История Жака Казановы де Сейнгальт. Том 11 (Казанова) - страница 55

– Увы, мой дорогой друг! Это правда! Но зачем об этом думать сейчас?

– Это говорит мое сердце; ваше же подвержено квиетизму[19] намного более преступному, чем плотские утехи, которые амур предоставляет нам столь щедро. Я не могу и наполовину быть с вами в этом злодействе, запрещенном моей религией, несмотря на то, что я вас обожаю и что сейчас я счастливейший из людей. Наконец, одно из двух. Либо пообещайте мне не ходить на исповедь все время, пока я остаюсь в Мадриде, либо терпите, что я стану в этот момент несчастнейшим из смертных, отстранившись от вас, так как я не могу чистосердечно предаваться любви, сознавая то горе, которое причинит мне ваше сопротивление в воскресенье.

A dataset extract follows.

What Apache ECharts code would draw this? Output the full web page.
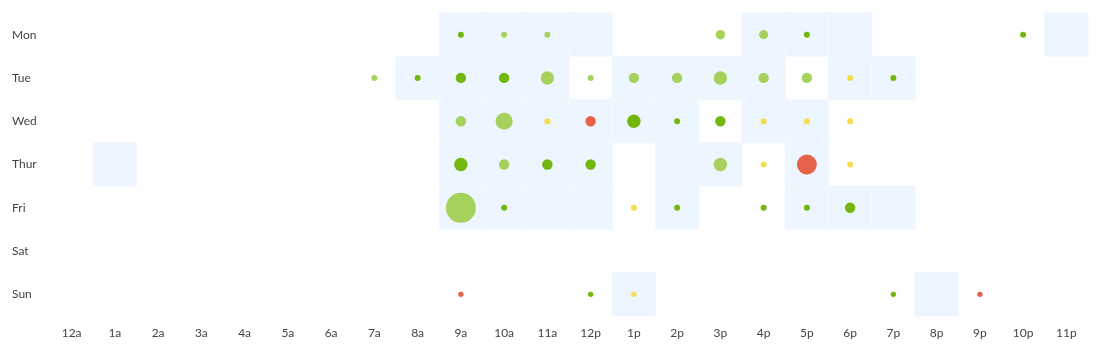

– Ах, дорогой друг! Теперь вы жестоки, вы делаете меня несчастной. Я не могу согласиться дать вам это обещание.

При этом ответе я сделался неподвижен, я не продвигался вперед, и я сделал ее действительно несчастной, для того, чтобы она стала в полной мере счастливой в будущем; это стоило мне сил, но я все вытерпел, будучи уверен, что мое страдание не продлится долго. Донна Игнасия, которую я при этом не отпускал, была в отчаянии, видя меня в бездействии; стыдливость мешала ей добиваться меня в открытую, но она позволила мне удвоить свои ласки, упрекая ее за соблазнение и за безжалостность. В этот момент ее кузина повернулась и сказала, что входит дон Диего. Мы вернулись в приличную позу и кузина села возле меня, Дон Диего поздоровался со мной, затем вышел, пожелав нам доброго сна. Я сделал грустное лицо очаровательной донне Игнасии, которую я обожал, которая выразила мне сочувствие, что я должен был понять также как то, что она так же счастлива, как и я.

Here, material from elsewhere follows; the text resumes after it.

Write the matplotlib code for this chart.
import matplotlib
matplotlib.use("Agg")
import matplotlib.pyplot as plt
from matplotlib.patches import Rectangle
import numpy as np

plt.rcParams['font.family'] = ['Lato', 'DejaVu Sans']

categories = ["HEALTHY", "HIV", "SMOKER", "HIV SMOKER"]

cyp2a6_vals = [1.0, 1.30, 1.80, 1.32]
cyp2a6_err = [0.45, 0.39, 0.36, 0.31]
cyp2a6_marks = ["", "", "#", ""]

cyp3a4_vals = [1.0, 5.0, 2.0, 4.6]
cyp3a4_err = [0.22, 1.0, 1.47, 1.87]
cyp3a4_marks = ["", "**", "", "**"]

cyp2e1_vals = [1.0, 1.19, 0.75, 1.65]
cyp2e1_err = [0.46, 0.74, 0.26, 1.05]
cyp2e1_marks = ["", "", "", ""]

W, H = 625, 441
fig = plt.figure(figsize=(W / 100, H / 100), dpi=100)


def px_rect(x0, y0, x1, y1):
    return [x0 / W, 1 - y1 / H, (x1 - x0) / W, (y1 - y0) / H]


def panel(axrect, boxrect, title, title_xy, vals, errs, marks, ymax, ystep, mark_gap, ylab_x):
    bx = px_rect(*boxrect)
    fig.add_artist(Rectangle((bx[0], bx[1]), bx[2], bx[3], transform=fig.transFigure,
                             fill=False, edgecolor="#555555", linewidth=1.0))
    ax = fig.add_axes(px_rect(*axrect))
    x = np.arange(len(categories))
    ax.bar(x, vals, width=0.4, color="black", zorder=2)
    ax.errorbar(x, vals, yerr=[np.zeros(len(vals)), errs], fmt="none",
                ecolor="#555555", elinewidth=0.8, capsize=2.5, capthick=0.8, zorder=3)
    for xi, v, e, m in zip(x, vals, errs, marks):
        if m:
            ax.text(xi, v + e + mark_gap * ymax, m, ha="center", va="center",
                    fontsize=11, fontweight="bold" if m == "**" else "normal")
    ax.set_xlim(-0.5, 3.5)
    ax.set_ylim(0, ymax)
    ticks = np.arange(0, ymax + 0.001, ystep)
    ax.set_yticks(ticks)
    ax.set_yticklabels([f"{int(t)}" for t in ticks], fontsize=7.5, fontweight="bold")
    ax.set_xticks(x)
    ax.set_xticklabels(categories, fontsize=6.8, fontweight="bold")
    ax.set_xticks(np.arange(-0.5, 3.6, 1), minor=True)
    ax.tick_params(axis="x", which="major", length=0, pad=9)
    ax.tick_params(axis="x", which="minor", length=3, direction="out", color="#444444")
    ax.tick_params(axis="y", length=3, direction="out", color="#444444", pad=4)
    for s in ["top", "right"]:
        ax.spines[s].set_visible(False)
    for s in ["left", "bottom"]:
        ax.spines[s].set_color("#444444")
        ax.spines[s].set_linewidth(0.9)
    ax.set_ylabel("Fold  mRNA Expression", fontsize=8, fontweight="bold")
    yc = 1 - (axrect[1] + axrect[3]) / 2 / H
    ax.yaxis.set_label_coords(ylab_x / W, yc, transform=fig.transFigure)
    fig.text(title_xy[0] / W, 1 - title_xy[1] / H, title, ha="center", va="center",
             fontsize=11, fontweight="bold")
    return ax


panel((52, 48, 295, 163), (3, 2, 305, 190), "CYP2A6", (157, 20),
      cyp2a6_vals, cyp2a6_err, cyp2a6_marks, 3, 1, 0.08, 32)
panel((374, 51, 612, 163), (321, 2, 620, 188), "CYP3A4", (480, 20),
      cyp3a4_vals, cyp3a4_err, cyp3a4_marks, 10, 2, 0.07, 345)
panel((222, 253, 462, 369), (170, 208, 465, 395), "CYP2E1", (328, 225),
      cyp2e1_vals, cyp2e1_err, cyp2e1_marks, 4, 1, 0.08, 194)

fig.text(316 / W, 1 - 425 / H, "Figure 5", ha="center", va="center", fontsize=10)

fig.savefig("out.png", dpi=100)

Загасив свечу, я провел полчаса, шпионя за ней через стекло. Сидя в кресле с унылым видом, она ни словом не отвечала на то, что говорила ей кузина и что я не мог слышать. Кузина пошла спать, я подумал о том, что она решится прийти в мою постель, и я вернулся в нее, но я ошибался. На следующий день, очень рано, они покинули мою комнату, и в полдень дон Диего спустился, чтобы обедать со мной и сказал, что его дочь, у которой разболелась голова, даже не пошла к мессе. Она в кровати, дремлет.

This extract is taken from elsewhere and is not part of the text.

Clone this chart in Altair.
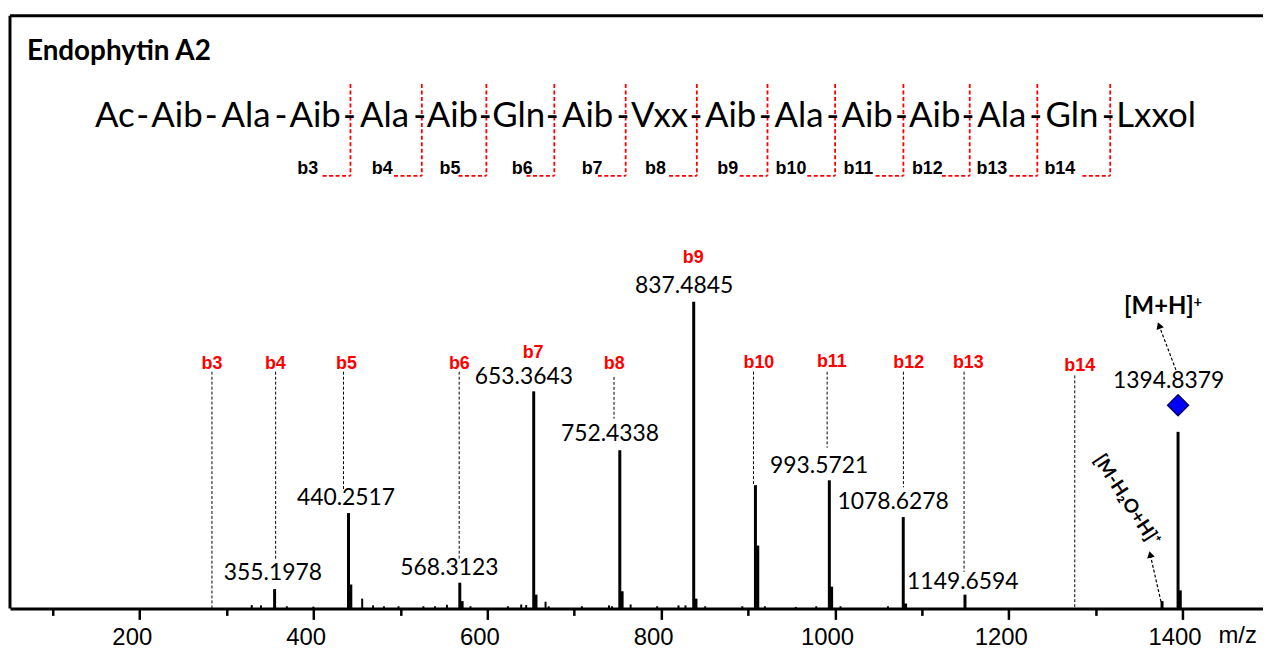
import altair as alt
import pandas as pd

X_DOMAIN = [50.7, 1492.6]
Y_DOMAIN = [0, 193.3]

# ---- spectrum: labelled peaks (m/z, relative intensity %) ----
major_mz = [355.1978, 440.2517, 568.3123, 653.3643, 752.4338, 837.4845, 908.52,
            993.5721, 1078.6278, 1149.6594, 1394.8379]
major_int = [6.3, 31.1, 8.4, 70.8, 51.6, 100.0, 40.2, 41.8, 29.8, 4.5, 57.6]

# shoulder / isotope peaks next to the main ones
iso_mz = [442.9, 571.0, 656.0, 755.1, 840.1, 911.2, 996.2, 1081.3, 1397.4, 1376.4]
iso_int = [7.8, 2.4, 4.5, 5.6, 3.2, 20.5, 7.1, 1.6, 5.9, 2.4]

# small background peaks
minor_mz = [328.9, 339.5, 369.3, 399.8, 456.0, 468.5, 481.0, 497.8, 526.4, 539.8,
            553.5, 580.6, 623.7, 639.0, 644.7, 667.0, 670.6, 708.8, 740.0, 743.5,
            764.9, 795.4, 820.0, 828.0, 850.7, 893.4, 919.4, 954.9, 978.5, 1006.4,
            1061.0]
minor_int = [1.1, 1.0, 0.7, 0.6, 3.2, 1.0, 0.7, 0.7, 0.7, 0.7,
             1.2, 0.7, 0.7, 1.3, 1.1, 2.2, 0.7, 0.7, 1.0, 0.7,
             1.3, 0.7, 1.0, 1.0, 0.7, 0.7, 0.7, 0.5, 0.7, 0.7,
             0.7]

# ---- peak value labels ----
peak_label_text = ["355.1978", "440.2517", "568.3123", "653.3643", "752.4338",
                   "837.4845", "993.5721", "1078.6278", "1149.6594", "1394.8379"]
peak_label_x = [353.3, 437.4, 556.4, 642.0, 741.2, 826.5, 981.9, 1067.0, 1147.2, 1384.0]
peak_label_y = [11.5, 35.9, 13.2, 75.5, 56.8, 105.1, 46.5, 34.6, 8.7, 74.1]

# ---- b-ion labels in the spectrum (red) ----
b_ions = ["b3", "b4", "b5", "b6", "b7", "b8", "b9", "b10", "b11", "b12", "b13", "b14"]
b_label_x = [283.1, 356.1, 438.0, 567.8, 652.7, 746.1, 837.0, 912.5, 996.4, 1084.9, 1153.5, 1281.7]
b_label_y = [79.8, 79.8, 79.8, 79.8, 83.3, 79.8, 114.4, 80.1, 80.4, 80.1, 80.1, 79.1]

# dashed guide lines under b-ion labels
b_line_x = [283.1, 356.4, 434.5, 567.6, 745.8, 906.3, 991.0, 1078.8, 1148.6, 1276.0]
b_line_top = [77.2, 77.2, 77.2, 77.2, 75.5, 77.2, 77.2, 77.2, 77.2, 76.0]
b_line_bottom = [0.0, 16.2, 38.7, 16.2, 61.9, 40.5, 52.4, 39.5, 11.9, 0.0]

# ---- peptide sequence ----
residues = ["Ac", "Aib", "Ala", "Aib", "Ala", "Aib", "Gln", "Aib", "Vxx", "Aib",
            "Ala", "Aib", "Aib", "Ala", "Gln", "Lxxol"]
residue_x = [171.3, 242.85, 322.35, 401.9, 481.75, 559.85, 636.2, 715.45, 798.15, 879.95,
             958.6, 1037.0, 1114.85, 1192.1, 1272.75, 1369.5]
hyphen_x = [203.4, 282.3, 362.4, 441.4, 522.1, 597.6, 674.8, 756.1, 840.2, 919.7,
            997.5, 1076.5, 1153.2, 1231.0, 1314.5]
seq_y = 157.0

bracket_x = [442.5, 524.6, 598.9, 677.1, 759.2, 841.1, 922.4, 1000.2, 1078.8, 1155.1, 1232.9, 1316.8]
bracket_left = [410.5, 492.6, 566.9, 645.1, 727.2, 809.1, 890.4, 968.2, 1046.8, 1123.1, 1200.9, 1284.8]
bracket_top = 171.0
bracket_bottom = 141.1
seq_b_label_x = [393.3, 479.1, 557.0, 640.2, 720.6, 793.5, 876.6, 949.5, 1027.0, 1106.3, 1180.6, 1258.8]
seq_b_label_y = 143.4

# ---- precursor annotations ----
precursor_mz = [1394.8379]
precursor_marker_y = [66.3]
arrow_x1 = [1392.4, 1375.2]
arrow_y1 = [77.8, 2.2]
arrow_x2 = [1373.0, 1362.8]
arrow_y2 = [92.3, 17.6]
arrow_angle = [339, 347]

title_text = ["Endophytin A2"]
title_x = [70.2]
title_y = [181.6]

xs = alt.Scale(domain=X_DOMAIN, nice=False, zero=False)
ys = alt.Scale(domain=Y_DOMAIN, nice=False, zero=False)
xaxis = alt.Axis(
    values=list(range(100, 1500, 100)),
    format="d",
    labelExpr="datum.value % 200 === 0 ? datum.label : ''",
    tickSize={"condition": {"test": "datum.value % 200 === 0", "value": 11}, "value": 7},
    tickColor="black", tickWidth=2.5,
    domainColor="black", domainWidth=3,
    labelFont="Liberation Sans", labelFontSize=24, labelColor="black",
    labelPadding=6, labelOffset=-8, labelOverlap=False, labelFlush=False,
    grid=False,
    title="m/z", titleX=1234, titleY=27, titleFont="Liberation Sans",
    titleFontSize=24, titleFontWeight="normal", titleColor="black",
    titleAlign="center", titleBaseline="middle", titleAngle=0,
)


def X(f):
    return alt.X(f, type="quantitative", scale=xs, axis=xaxis)


def Y(f):
    return alt.Y(f, type="quantitative", scale=ys, axis=None)


def peaks(mz, inten, width):
    df = pd.DataFrame({"mz": mz, "i": inten, "z": [0.0] * len(mz)})
    return alt.Chart(df).mark_rule(color="black", strokeWidth=width).encode(
        x=X("mz"), y=Y("i"), y2="z:Q")


def texts(xv, yv, tv, font, size, weight="normal", color="black",
          align="center", baseline="middle", angle=0):
    df = pd.DataFrame({"x": xv, "y": yv, "t": tv})
    return alt.Chart(df).mark_text(
        font=font, fontSize=size, fontWeight=weight, color=color,
        align=align, baseline=baseline, angle=angle).encode(
        x=X("x"), y=Y("y"), text="t:N")


layers = []
layers.append(peaks(minor_mz, minor_int, 2))
layers.append(peaks(iso_mz, iso_int, 3))
layers.append(peaks(major_mz, major_int, 3))

bl = pd.DataFrame({"x": b_line_x, "y1": b_line_top, "y2": b_line_bottom})
layers.append(alt.Chart(bl).mark_rule(color="black", strokeWidth=1, strokeDash=[3, 2]).encode(
    x=X("x"), y=Y("y1"), y2="y2:Q"))

# red brackets in the sequence
bv = pd.DataFrame({"x": bracket_x, "y1": [bracket_top] * len(bracket_x),
                   "y2": [bracket_bottom] * len(bracket_x)})
layers.append(alt.Chart(bv).mark_rule(color="#ff0000", strokeWidth=1.8, strokeDash=[4, 2.5]).encode(
    x=X("x"), y=Y("y1"), y2="y2:Q"))
bh = pd.DataFrame({"x1": bracket_left, "x2": bracket_x, "y": [bracket_bottom] * len(bracket_x)})
layers.append(alt.Chart(bh).mark_rule(color="#ff0000", strokeWidth=1.8, strokeDash=[4, 2.5]).encode(
    x=X("x1"), x2="x2:Q", y=Y("y")))

# arrows
ar = pd.DataFrame({"x1": arrow_x1, "y1": arrow_y1, "x2": arrow_x2, "y2": arrow_y2})
layers.append(alt.Chart(ar).mark_rule(color="black", strokeWidth=1.2, strokeDash=[3, 2]).encode(
    x=X("x1"), y=Y("y1"), x2="x2:Q", y2="y2:Q"))
ah = pd.DataFrame({"x": arrow_x2, "y": arrow_y2, "a": arrow_angle})
layers.append(alt.Chart(ah).mark_point(shape="triangle-up", filled=True, size=60,
                                       color="black", opacity=1).encode(
    x=X("x"), y=Y("y"), angle=alt.Angle("a:Q", scale=None)))

# diamond marker on precursor
dm = pd.DataFrame({"x": precursor_mz, "y": precursor_marker_y})
layers.append(alt.Chart(dm).mark_point(shape="diamond", size=440, filled=True, fill="#0000ff",
                                       stroke="#000070", strokeWidth=1.5, opacity=1).encode(
    x=X("x"), y=Y("y")))

# texts
layers.append(texts(peak_label_x, peak_label_y, peak_label_text, "Lato", 23))
layers.append(texts(b_label_x, b_label_y, b_ions, "Liberation Sans", 18, "bold", "#ff0000"))
layers.append(texts(residue_x, [seq_y] * len(residues), residues, "Lato", 35, baseline="alphabetic"))
layers.append(texts(hyphen_x, [seq_y] * len(hyphen_x), ["-"] * len(hyphen_x), "Lato", 35,
                    baseline="alphabetic"))
layers.append(texts(seq_b_label_x, [seq_b_label_y] * len(b_ions), b_ions, "Liberation Sans", 18, "bold"))
layers.append(texts(title_x, title_y, title_text, "Lato", 28, "bold", align="left"))
layers.append(texts([1372.9], [98.2], ["[M+H]"], "Lato", 24, "bold"))
layers.append(texts([1417.6], [100.0], ["+"], "Lato", 15, "bold"))
layers.append(texts([1335.9], [35.3], ["[M-H\u2082O+H]\u207a"], "Lato, DejaVu Sans", 19, "bold", angle=57))

# frame (left and top borders)
one = pd.DataFrame({"a": [0]})
layers.append(alt.Chart(one).mark_rule(color="black", strokeWidth=3).encode(
    x=alt.value(0), y=alt.value(0), y2=alt.value(596)))
layers.append(alt.Chart(one).mark_rule(color="black", strokeWidth=3).encode(
    x=alt.value(0), x2=alt.value(1260), y=alt.value(0)))

chart = alt.layer(*layers).properties(
    width=1260, height=596,
    padding={"left": 2, "top": 6, "right": 0, "bottom": 40},
    autosize=alt.AutoSizeParams(type="none"),
    background="white",
).configure_view(stroke=None)

chart.save("out.html", embed_options={"renderer": "svg", "actions": False})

– Нужно убедить ее поесть что-нибудь.

– Наоборот, ей хорошо до вечера не есть, и она поужинает с вами.

После сиесты я пошел составить ей компанию, сидя возле нее и говоря в продолжение трех часов все то, что может влюбленный, вроде меня, говорить девушке, которую следует убедить изменить свое поведение, чтобы стать счастливой; она держалась все время с закрытыми глазами, ничего мне не отвечая и только вздыхая, когда я говорил ей что-то особенно трогательное. Я покинул ее, чтобы пойти прогуляться по Прадо С.-Жеронимо, сказав ей, что если она не спустится поужинать со мной, я решу, что она не хочет больше меня видеть. Она испугалась угрозы и пришла к столу, когда я уже не надеялся, но бледная и расстроенная. Она ела очень мало и ничего не говорила, потому что я ее убедил, и она не знала, что сказать. Слезы, которые время от времени скатывались из глаз по ее красивому лицу, пронзали мне душу. Страдание, которое она мне причиняла, было невыносимо, я боялся, что не смогу выдержать, потому что я ее любил, и у меня в Мадриде не было другого отвлечения, которое могло бы избавить меня от этого воздержания. Перед тем, как подняться к себе, она спросила, сделал ли я визит к герцогине, как обещал, и мне показалось, что она немного повеселела, когда я сказал, что не делал этого, что может подтвердить Филиппа, потому что это она отнесла письмо, в котором я просил прощения у дамы за то, что не имел чести прийти к ней сегодня.